Count how many lines of the material contain the string "chart", then give that number and nothing more.

### Provided data:

—————

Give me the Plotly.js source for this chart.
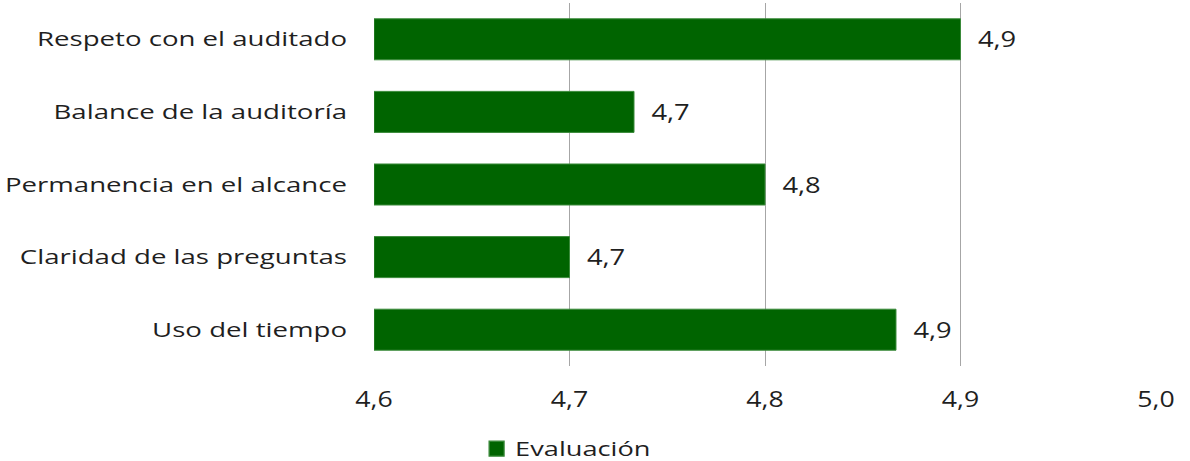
<!DOCTYPE html>
<html><head><meta charset="utf-8">
<script src="https://cdn.plot.ly/plotly-3.0.1.min.js"></script>
<style>html,body{margin:0;padding:0;background:#fff}#chart{width:1190px;height:461px}</style>
</head><body><div id="chart"></div>
<script>
const categories = ["Respeto con el auditado","Balance de la auditoría","Permanencia en el alcance","Claridad de las preguntas","Uso del tiempo"];
const values = [4.90, 4.733, 4.80, 4.70, 4.867];
const seriesName = "Evaluación";
const axisBase = 4.6;
const xTicks = [4.6, 4.7, 4.8, 4.9, 5.0];
const xTickLabels = ["4,6","4,7","4,8","4,9","5,0"];

const NB = '\u00A0';
const trace = {
  type: 'bar', orientation: 'h', name: seriesName,
  y: categories, x: values.map(v => v - axisBase), base: axisBase,
  marker: {color: '#006400', line: {color: '#3a8a3a', width: 1}},
  text: values.map(v => NB + NB + NB + v.toFixed(1).replace('.', ',')),
  texttemplate: '%{text}', textposition: 'outside', cliponaxis: false,
  textfont: {family: 'Open Sans', size: 21, color: '#1f1f1f'},
  hoverinfo: 'none'
};

const layout = {
  width: 1190, height: 461,
  margin: {l: 374, r: 34, t: 3, b: 95, autoexpand: false},
  paper_bgcolor: '#fff', plot_bgcolor: '#fff',
  bargap: 0.435,
  font: {family: 'Open Sans', size: 20, color: '#1f1f1f'},
  xaxis: {range: [4.6, 5.0], tickvals: xTicks, ticktext: xTickLabels,
          tickfont: {family: 'Open Sans', size: 21, color: '#1f1f1f'},
          showgrid: true, gridcolor: '#a6a6a6', gridwidth: 1, zeroline: false,
          showline: false, ticks: '', ticklabelstandoff: 19, fixedrange: true},
  yaxis: {autorange: 'reversed', type: 'category', showgrid: false, zeroline: false,
          showline: false, ticks: '', ticklabelstandoff: 26,
          tickfont: {family: 'Open Sans', size: 20, color: '#1f1f1f'}},
  showlegend: true,
  legend: {orientation: 'h', x: 0.222, xanchor: 'center', y: -0.174, yanchor: 'top',
           font: {family: 'Open Sans', size: 20, color: '#1f1f1f'}, bgcolor: 'rgba(0,0,0,0)'}
};

function stretch(sel, k) {
  document.querySelectorAll(sel).forEach(t => {
    const w = t.getComputedTextLength();
    if (w > 0) {
      t.setAttribute('textLength', (w * k).toFixed(1));
      t.setAttribute('lengthAdjust', 'spacingAndGlyphs');
    }
  });
}
Plotly.newPlot('chart', [trace], layout, {displayModeBar: false, staticPlot: true}).then(() => {
  stretch('#chart .ytick text', 1.38);
  stretch('#chart .xtick text', 1.27);
  stretch('#chart text.bartext', 1.3);
  stretch('#chart text.legendtext', 1.36);
  document.querySelectorAll('#chart .legend [clip-path]').forEach(e => e.removeAttribute('clip-path'));
  document.querySelectorAll('#chart .legend .legendpoints path').forEach(p => {
    const t0 = p.getAttribute('transform') || '';
    p.setAttribute('transform', t0 + ' translate(1.5,0) scale(1.25)');
  });
});
</script></body></html>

—————

### Solution for this problem:
10